Happy Home Ec College Students Dancing at the Orchid Park
Everyone is always taking photos and selfies and videos of everything in Asia. The happy young women continued their dance, and toward the end of this clip, two Western women are joyfully welcomed into the circle.

While we are back in the orchid park, and on the subject dancing ladies, I will post the picture of the beautiful Dancing Lady orchid.

Dancing Lady Orchid

The last afternoon in eastern Assam, sated with my blessed and lucky gibbon viewings, we made a small jaunt to a village where the tribal people of Assam still try to maintain a hint of their old life-ways. First thing I see?????? A Baptist church!

Baptist Church in Small Village in Assam, near Nagaland border.

There was even a (dry) Baptismal Fount off to the side. Well, I have always been conflicted about Christianity in India. But it provides a counterbalance to the devastation created for the lower caste and out-cast people. All sisters and brothers in Christ is more appealing to the Western democrat than the hierarchical system of the bronze age, as much as modern India has struggled to reduce its damage.

We were invited into the home of one of the families.
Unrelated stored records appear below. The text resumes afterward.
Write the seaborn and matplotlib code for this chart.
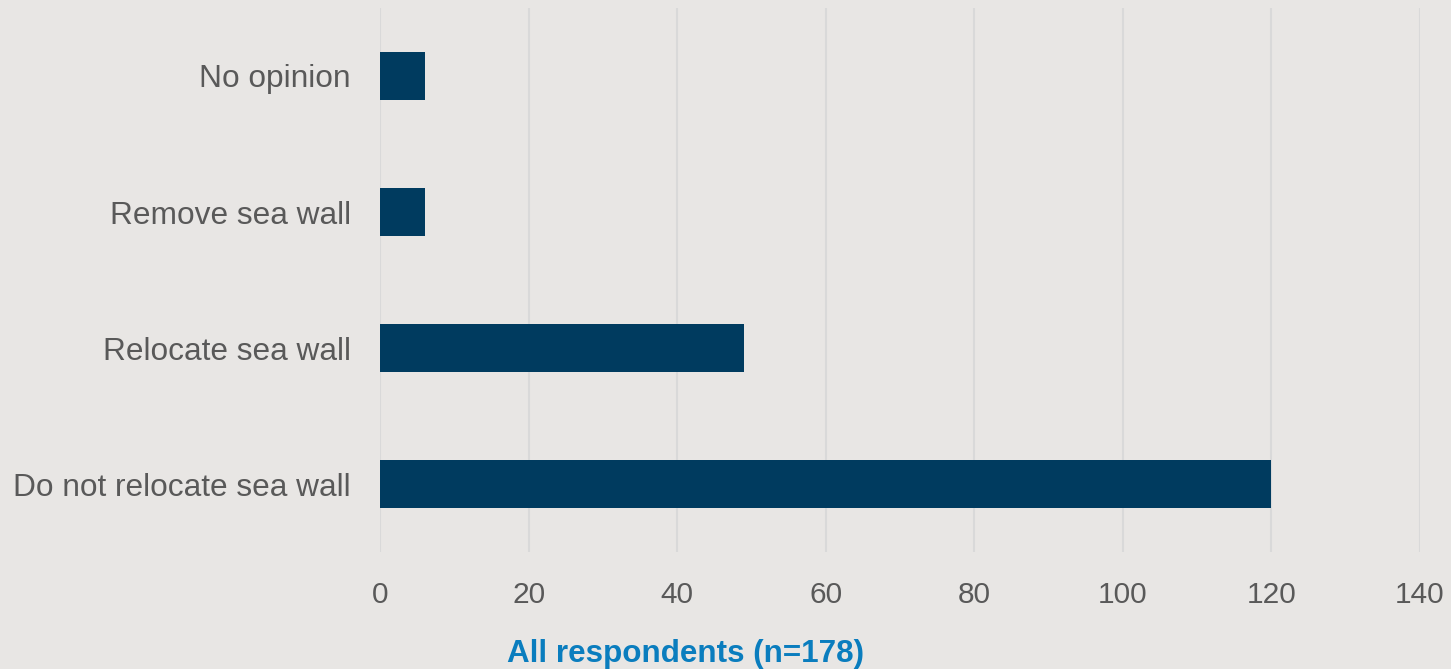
import matplotlib
matplotlib.use("Agg")
import matplotlib.pyplot as plt
import seaborn as sns
import pandas as pd

# Data
categories = ["No opinion", "Remove sea wall", "Relocate sea wall", "Do not relocate sea wall"]
counts = [6, 6, 49, 120]
x_ticks = [0, 20, 40, 60, 80, 100, 120, 140]

bg = "#E8E6E4"
bar_color = "#003B5F"
text_color = "#595959"

sns.set_theme(style="white")
plt.rcParams["font.family"] = ["Liberation Sans", "DejaVu Sans"]

df = pd.DataFrame({"category": categories, "count": counts})

fig = plt.figure(figsize=(14.51, 6.69), dpi=100, facecolor=bg)
ax = fig.add_axes([380 / 1451, 1 - 552 / 669, 1040 / 1451, 544 / 669])
ax.set_facecolor(bg)

sns.barplot(data=df, x="count", y="category", color=bar_color, width=0.35,
            saturation=1, linewidth=0, ax=ax)

ax.set_xlim(0, 140)
ax.set_xticks(x_ticks)
ax.grid(axis="x", color="#D9D9D9", linewidth=1.5)
ax.set_axisbelow(True)
for s in ax.spines.values():
    s.set_visible(False)

ax.tick_params(axis="x", length=0, pad=21, labelsize=21.5, labelcolor=text_color)
ax.tick_params(axis="y", length=0, pad=21, labelsize=22.8, labelcolor=text_color)
ax.set_xlabel("")
ax.set_ylabel("")

fig.text(686 / 1451, 1 - 654 / 669, "All respondents (n=178)", ha="center", va="center",
         fontsize=22.6, fontweight="bold", color="#0A7DBE")

fig.savefig("out.png", dpi=100, facecolor=bg)
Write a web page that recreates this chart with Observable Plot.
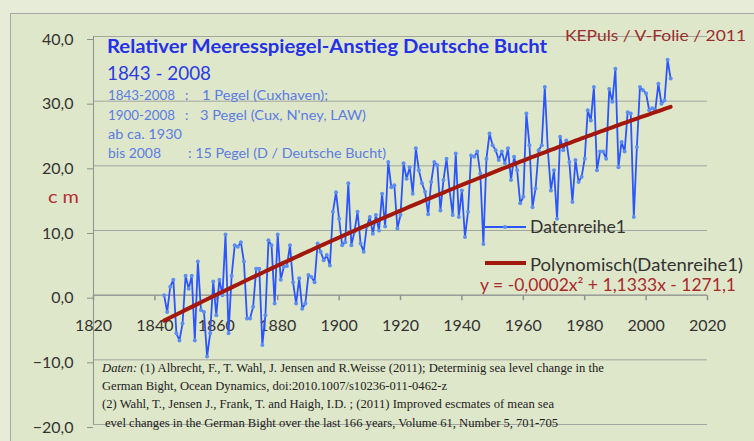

Everywhere in India, people have wanted to take selfies with me. Here are three family members, including two cute young girls.

Assamese Tribal Family. Many of the people of this region look somewhat Chinese. They are considered to be genetically linked to the Chinese, and we are not far from the Chinese border.
Baptist family roasting beef in Assam, India. They are Christians, so they eat beef. There has been violence against Muslim beef providers in India.

I also spent an hour or so talking with my taxi driver, Sarwal, and some members of a tribal “Self Help Group” that had built a small amusement park, complete with boating in a small lake. Like many places in India, it’s not for the weak kneed. I got to practice my Hindi a bit, even though the native language, Assamese, is preferred. These people did not refuse to speak Hindi with the same force as my friends in Tamil Nadu, who mostly claim they do not know any Hindi.

My taxi driver, Sarwal, explained to me that he only looks at Facebook when he is “boring” because he has to wait for his customers to see what they came to see. I tried to have Dharmendra explain the difference between BORING and BORED, but am not sure I had much success.

Sarwal looking down at the lake, from near the entrance of the small, still under construction, amusement park.

Well, I am going to post this already very long post, but will briefly jump ahead to my second to last day in India, when I went to the Arignar Anna Zoological Park. It’s the largest zoo in India. They do a lot of work to rehabilitate populations of endangered species. Dressed like an Indian, I was less popular as a selfie subject, but these young ladies asked for one.

I started getting tired of people asking for selfies. So I told them I wanted one too. One of the four of them took this photo for me. I had been walking more or less near them in the “walk through aviary” at the Arignar Anna Zoo, but was not sure if Muslim women wearing hijabs wanted to be seen with an American. It was exceedingly hot, which was the reason I had my shawl covering my dark hair.